* Directions *
No pictures belong in the copy; return exactly the lines from the one with "Clone this chart in Plotly." through the one with "import plotly.graph_objects as go", both ends included, and nothing else.
++++++++++
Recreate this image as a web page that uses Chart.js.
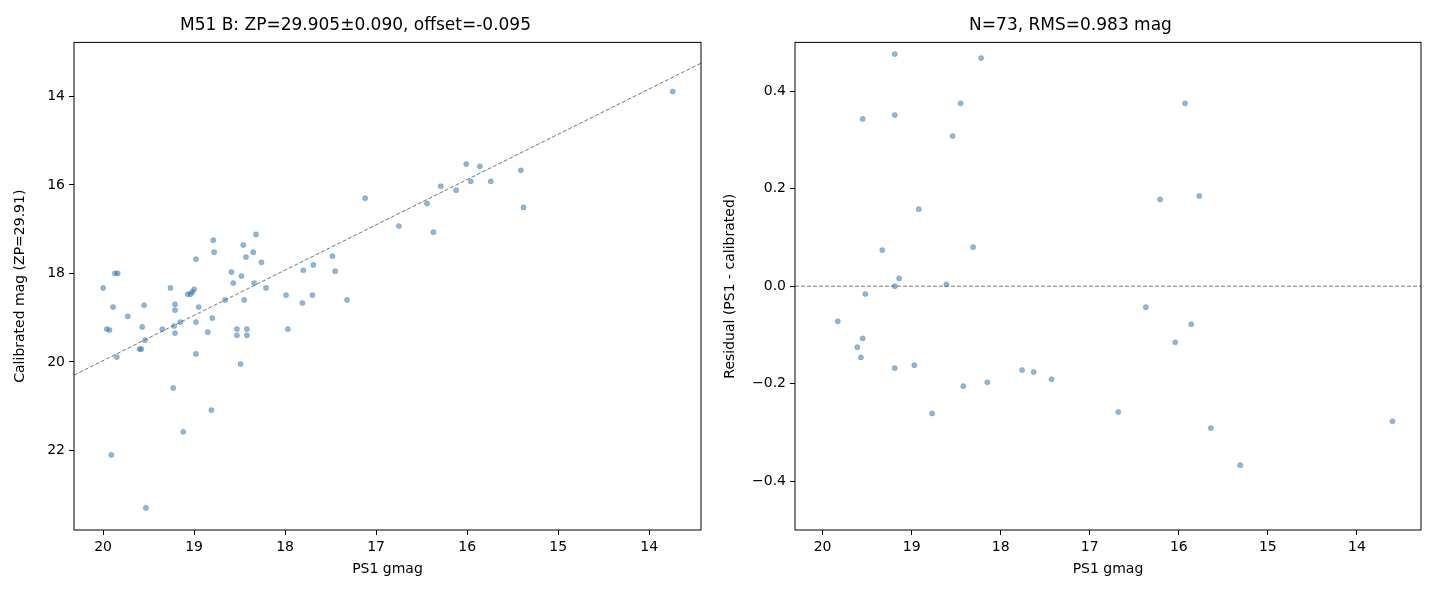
<!DOCTYPE html>
<html>
<head>
<meta charset="utf-8">
<script src="https://cdn.jsdelivr.net/npm/chart.js@4.4.0/dist/chart.umd.min.js"></script>
<style>
  body { margin: 0; background: #fff; }
  .panel { position: absolute; top: 0; width: 720px; height: 600px; }
</style>
</head>
<body>
<div class="panel" style="left:0"><canvas id="calChart"></canvas></div>
<div class="panel" style="left:720px"><canvas id="resChart"></canvas></div>
<script>
// ─── Data ────────────────────────────────────────────────────────────────
const calG = [20.00,19.96,19.93,19.91,19.89,19.87,19.84,19.85,19.73,19.60,19.58,19.57,19.55,19.54,19.53,
  19.35,19.26,19.23,19.22,19.21,19.21,19.21,19.15,19.12,19.07,19.04,19.02,19.00,18.98,18.98,18.98,18.95,
  18.85,18.81,18.80,18.79,18.78,18.66,18.59,18.57,18.53,18.53,18.49,18.48,18.46,18.45,18.43,18.42,18.42,
  18.35,18.34,18.32,18.26,18.21,17.99,17.97,17.80,17.81,17.70,17.69,17.48,17.45,17.32,17.12,16.75,16.44,
  16.37,16.29,16.12,16.01,15.96,15.86,15.74,15.41,15.38,13.74];
const calMag = [18.33,19.26,19.28,22.10,18.76,18.00,18.00,19.89,18.97,19.71,19.71,19.21,18.72,19.51,23.30,
  19.26,18.33,20.59,19.19,18.70,18.83,19.35,19.10,21.58,18.47,18.47,18.42,18.36,17.68,19.10,19.82,18.76,
  19.33,21.09,19.01,17.25,17.52,18.60,17.97,18.22,19.26,19.40,20.05,18.06,17.36,18.60,17.63,19.26,19.40,
  17.52,18.22,17.12,17.75,18.33,18.49,19.26,17.93,18.67,18.49,17.81,17.61,17.95,18.60,16.30,16.93,16.42,
  17.07,16.03,16.12,15.53,15.92,15.58,15.92,15.67,16.51,13.89];
const fitG = [20.32, 13.43];
const fitMag = [20.30, 13.25];

const resG = [19.83,19.61,19.57,19.55,19.55,19.52,19.33,19.19,19.19,19.19,19.19,19.14,18.97,18.92,18.77,
  18.61,18.54,18.45,18.42,18.31,18.22,18.15,17.76,17.63,17.43,16.68,16.37,16.21,16.04,15.93,15.86,15.77,
  15.64,15.31,13.60];
const resVal = [-0.072,-0.125,-0.146,0.343,-0.107,-0.016,0.074,0.476,0.351,0.000,-0.168,0.016,-0.162,0.158,-0.261,
  0.004,0.308,0.375,-0.205,0.080,0.468,-0.197,-0.172,-0.176,-0.191,-0.258,-0.043,0.178,-0.115,0.375,-0.078,0.185,
  -0.291,-0.367,-0.277];
const zeroG = [20.31, 13.28];
const zeroVal = [0, 0];

const gTicks = [20, 19, 18, 17, 16, 15, 14];
const magTicks = [14, 16, 18, 20, 22];
const resTicks = [-0.4, -0.2, 0.0, 0.2, 0.4];

const FONT = "'DejaVu Sans', sans-serif";
const POINT = 'rgba(40,110,170,0.5)';
Chart.defaults.font.family = FONT;
Chart.defaults.color = '#000';

const boxPlugin = {
  id: 'box',
  afterDraw(chart) {
    const { ctx, chartArea: a } = chart;
    ctx.save();
    ctx.strokeStyle = '#000';
    ctx.lineWidth = 1;
    ctx.strokeRect(a.left, a.top, a.right - a.left, a.bottom - a.top);
    ctx.restore();
  },
};

const minus = (s) => String(s).replace('-', '\u2212');

function axis(min, max, ticks, title, fmt, size, reverse) {
  return {
    type: 'linear', min, max, reverse,
    afterBuildTicks: (ax) => { ax.ticks = ticks.map((v) => ({ value: v })); },
    afterFit: (ax) => { if (ax.isHorizontal()) ax.height = size; else ax.width = size; },
    grid: { drawOnChartArea: false, color: '#000', tickLength: 5 },
    border: { display: false },
    ticks: { color: '#000', font: { size: 14 }, padding: 4, maxRotation: 0, callback: fmt },
    title: { display: true, text: title, color: '#000', font: { size: 14 }, padding: 2 },
  };
}

function pts(xs, ys) { return xs.map((x, i) => ({ x, y: ys[i] })); }

function makeChart(id, title, scatter, line, xs, ys) {
  return new Chart(document.getElementById(id), {
    type: 'scatter',
    data: {
      datasets: [
        { data: scatter, pointRadius: 2.6, pointBackgroundColor: POINT, pointBorderColor: POINT, pointBorderWidth: 0.5 },
        { type: 'line', data: line, borderColor: '#777', borderWidth: 1, borderDash: [4, 2], pointRadius: 0, fill: false },
      ],
    },
    options: {
      responsive: true, maintainAspectRatio: false, animation: false,
      layout: { padding: { left: id === 'calChart' ? 10 : 0, right: 19, top: 0, bottom: 20 } },
      plugins: {
        legend: { display: false }, tooltip: { enabled: false },
        title: { display: true, text: title, color: '#000', font: { size: 17, weight: 'normal' }, padding: { top: 15, bottom: 7 } },
      },
      scales: { x: xs, y: ys },
    },
    plugins: [boxPlugin],
  });
}

makeChart('calChart', 'M51 B: ZP=29.905\u00b10.090, offset=-0.095',
  pts(calG, calMag), pts(fitG, fitMag),
  axis(13.43, 20.32, gTicks, 'PS1 gmag', (v) => v, 50, true),
  axis(12.78, 23.8, magTicks, 'Calibrated mag (ZP=29.91)', (v) => v, 64, true));

makeChart('resChart', 'N=73, RMS=0.983 mag',
  pts(resG, resVal), pts(zeroG, zeroVal),
  axis(13.28, 20.31, gTicks, 'PS1 gmag', (v) => v, 50, true),
  axis(-0.5, 0.5, resTicks, 'Residual (PS1 - calibrated)', (v) => minus(v.toFixed(1)), 75, false));
</script>
</body>
</html>
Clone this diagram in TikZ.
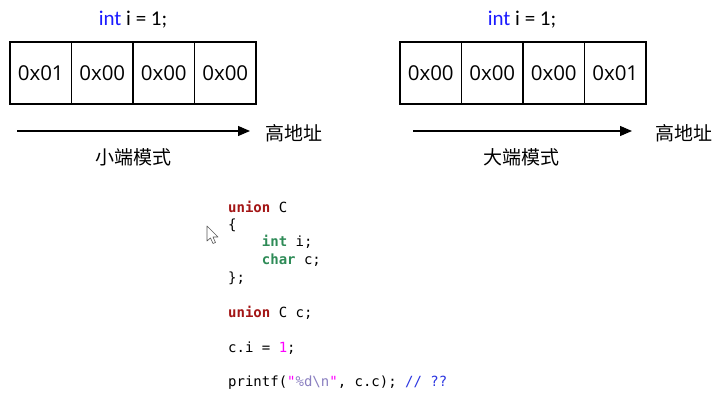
\documentclass[tikz,border=0pt]{standalone}
\usepackage{fontspec}
\setmainfont{Open Sans}
\newfontfamily\cjkfont{Noto Sans CJK SC}
\newfontfamily\calfont{Carlito}
\newfontfamily\codefont{DejaVu Sans Mono}
\usetikzlibrary{arrows.meta}
\definecolor{kwred}{HTML}{A31515}
\definecolor{kwgreen}{HTML}{2E8B57}
\definecolor{numpink}{HTML}{FF00FF}
\definecolor{strpurple}{HTML}{8A7FC0}
\definecolor{cmtblue}{HTML}{2B35E0}
\definecolor{intblue}{HTML}{1A1AFF}
\tikzset{
  cell/.style={draw, line width=1.2pt, minimum width=61.5pt, minimum height=62pt, inner sep=0pt, outer sep=0pt, font=\fontsize{20.5}{22}\selectfont, anchor=west},
  decl/.style={font=\calfont\fontsize{21}{24}\selectfont},
  cjk/.style={font=\cjkfont\fontsize{19}{22}\selectfont},
  addrarrow/.style={line width=1.1pt, -{Triangle[length=12pt,width=10pt]}},
  code/.style={anchor=west, inner sep=0pt, font=\codefont\fontsize{14}{16}\selectfont},
}
\newcommand{\kw}[1]{\textcolor{kwred}{\bfseries #1}}
\newcommand{\ty}[1]{\textcolor{kwgreen}{\bfseries #1}}
\begin{document}
\begin{tikzpicture}[x=1pt,y=-1pt]
\useasboundingbox (0,0) rectangle (726,414);
% left
\node[decl] (dl) at (133,20) {\textcolor{intblue}{int} i = 1;};
\node[cell] (l1) at (10,73) {0x01};
\node[cell] (l2) at (l1.east) {0x00};
\node[cell] (l3) at (l2.east) {0x00};
\node[cell] (l4) at (l3.east) {0x00};
\coordinate (las) at (17,131);
\coordinate (lae) at (250,131);
\draw[addrarrow] (las) -- (lae);
\node[cjk, anchor=west] (lh) at (262,133) {高地址};
\node[cjk] (lm) at (133,157) {小端模式};
% right
\node[decl] (dr) at (522,20) {\textcolor{intblue}{int} i = 1;};
\node[cell] (r1) at (400,73) {0x00};
\node[cell] (r2) at (r1.east) {0x00};
\node[cell] (r3) at (r2.east) {0x00};
\node[cell] (r4) at (r3.east) {0x01};
\coordinate (ras) at (413,131);
\coordinate (rae) at (632,131);
\draw[addrarrow] (ras) -- (rae);
\node[cjk, anchor=west] (rh) at (652,133) {高地址};
\node[cjk] (rm) at (521,157) {大端模式};
% code
\node[code] (c1) at (228,207) {\kw{union} C};
\node[code] (c2) at (228,225) {\{};
\node[code] (c3) at (228,242) {\phantom{xxxx}\ty{int} i;};
\node[code] (c4) at (228,260) {\phantom{xxxx}\ty{char} c;};
\node[code] (c5) at (228,278) {\};};
\node[code] (c6) at (228,313) {\kw{union} C c;};
\node[code] (c7) at (228,348) {c.i = \textcolor{numpink}{1};};
\node[code] (c8) at (228,383) {printf(\textcolor{numpink}{"}\textcolor{strpurple}{\%d\textbackslash n}\textcolor{numpink}{"}, c.c); \textcolor{cmtblue}{// ??}};
% cursor
\draw[gray!70!black, fill=white, line width=0.6pt, line join=round]
  (207,226) -- (207,241) -- (210.5,238) -- (213,243.5) -- (215.5,242.5) -- (213,237) -- (218,237) -- cycle;
\end{tikzpicture}
\end{document}
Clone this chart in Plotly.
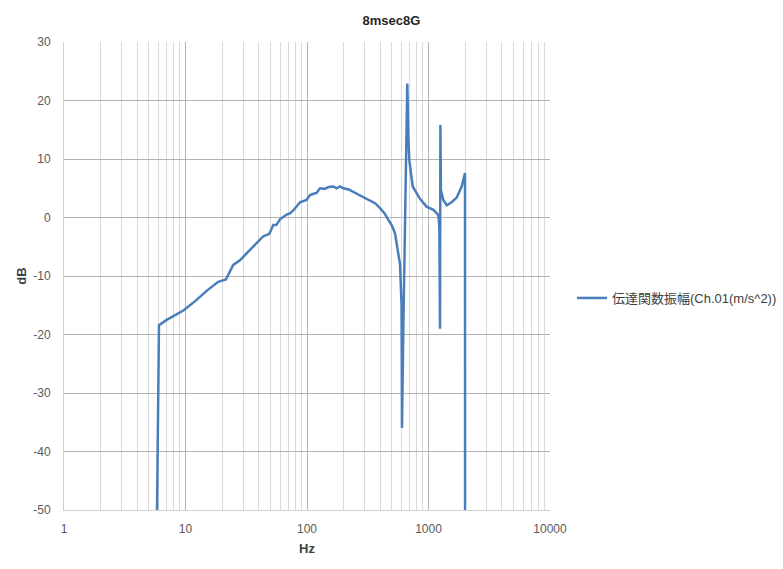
import plotly.graph_objects as go

# Transfer function amplitude, Ch.01 (m/s^2)
freq_hz = [5.83, 6.05, 7.0, 8.0, 9.6, 12.0, 15.0, 18.6, 21.5, 24.7, 28.1, 33.0,
           39.7, 43.7, 49.0, 52.8, 55.9, 59.9, 68.0, 72.4, 77.1, 87.6, 99.0,
           106.0, 115.0, 120.0, 124.0, 128.0, 140.0, 150.0, 165.0, 175.0, 187.0,
           199.0, 220.0, 256.0, 290.0, 330.0, 365.0, 399.0, 435.0, 467.0, 500.0,
           530.0, 561.0, 583.0, 600.0, 605.0, 621.0, 641.0, 653.0, 669.0, 682.0,
           695.0, 741.0, 800.0, 851.0, 966.0, 1097.0, 1205.0, 1228.0, 1244.0,
           1253.0, 1265.0, 1324.0, 1413.0, 1550.0, 1707.0, 1876.0, 1997.0, 2000.0]
amp_db = [-50.0, -18.4, -17.5, -16.8, -15.9, -14.3, -12.5, -11.0, -10.6, -8.1,
          -7.3, -5.8, -4.1, -3.2, -2.8, -1.3, -1.3, -0.3, 0.5, 0.7, 1.2, 2.6,
          3.0, 3.85, 4.1, 4.2, 4.6, 5.0, 4.9, 5.2, 5.3, 5.0, 5.3, 5.0, 4.8, 4.1,
          3.6, 3.0, 2.4, 1.6, 0.7, -0.4, -1.4, -2.7, -5.5, -8.0, -15.0, -36.0,
          -18.7, -1.6, 9.8, 22.9, 14.0, 9.8, 5.3, 4.0, 3.2, 1.85, 1.3, 0.4, -1.6,
          -19.0, 15.8, 4.7, 3.0, 2.1, 2.6, 3.4, 5.3, 7.6, -50.0]

x_ticks = [1, 10, 100, 1000, 10000]
y_ticks = [30, 20, 10, 0, -10, -20, -30, -40, -50]

LINE = "#4a7ebb"
MAJOR = "#b3b3b3"
MINOR = "#d9d9d9"
AXIS = "#d0d0d0"
FONT = "Liberation Sans, Noto Sans CJK JP, sans-serif"

fig = go.Figure()
fig.add_trace(go.Scatter(
    x=freq_hz, y=amp_db, mode="lines",
    name="伝達関数振幅(Ch.01(m/s^2))",
    line=dict(color=LINE, width=2.5),
))

fig.update_layout(
    width=783, height=569,
    margin=dict(l=64, r=233, t=42, b=59, autoexpand=False),
    paper_bgcolor="white", plot_bgcolor="white",
    font=dict(family=FONT, size=12, color="#595959"),
    title=dict(text="<b>8msec8G</b>", x=0.5, xref="container", xanchor="center",
               y=1 - 20 / 569, yref="container", yanchor="middle",
               font=dict(size=13, color="#262626")),
    showlegend=True,
    legend=dict(x=572 / 783, xref="container", xanchor="left",
                y=1 - 298 / 569, yref="container", yanchor="middle",
                itemwidth=30,
                font=dict(size=13, color="#404040"), bgcolor="rgba(0,0,0,0)"),
)

fig.update_xaxes(
    type="log", range=[0, 4],
    tickvals=x_ticks, ticktext=[str(v) for v in x_ticks],
    showgrid=True, gridcolor=MAJOR, gridwidth=1,
    minor=dict(dtick="D1", showgrid=True, gridcolor=MINOR, gridwidth=1, ticks=""),
    showline=True, linecolor=AXIS, linewidth=1, mirror=False,
    ticks="", ticklabelstandoff=8,
    title=dict(text="<b>Hz</b>", font=dict(size=13, color="#404040"), standoff=8),
    zeroline=False, automargin=False,
)
fig.update_yaxes(
    range=[-50, 30], tickvals=y_ticks, ticktext=[str(v) for v in y_ticks],
    showgrid=True, gridcolor=MAJOR, gridwidth=1,
    showline=True, linecolor=AXIS, linewidth=1,
    ticks="", ticklabelstandoff=10,
    title=dict(text="<b>dB</b>", font=dict(size=13, color="#404040"), standoff=3),
    zeroline=False, automargin=False,
)

fig.write_html("out.html")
++++++++++
* Exercise solution *
Clone this chart in Plotly.
import plotly.graph_objects as go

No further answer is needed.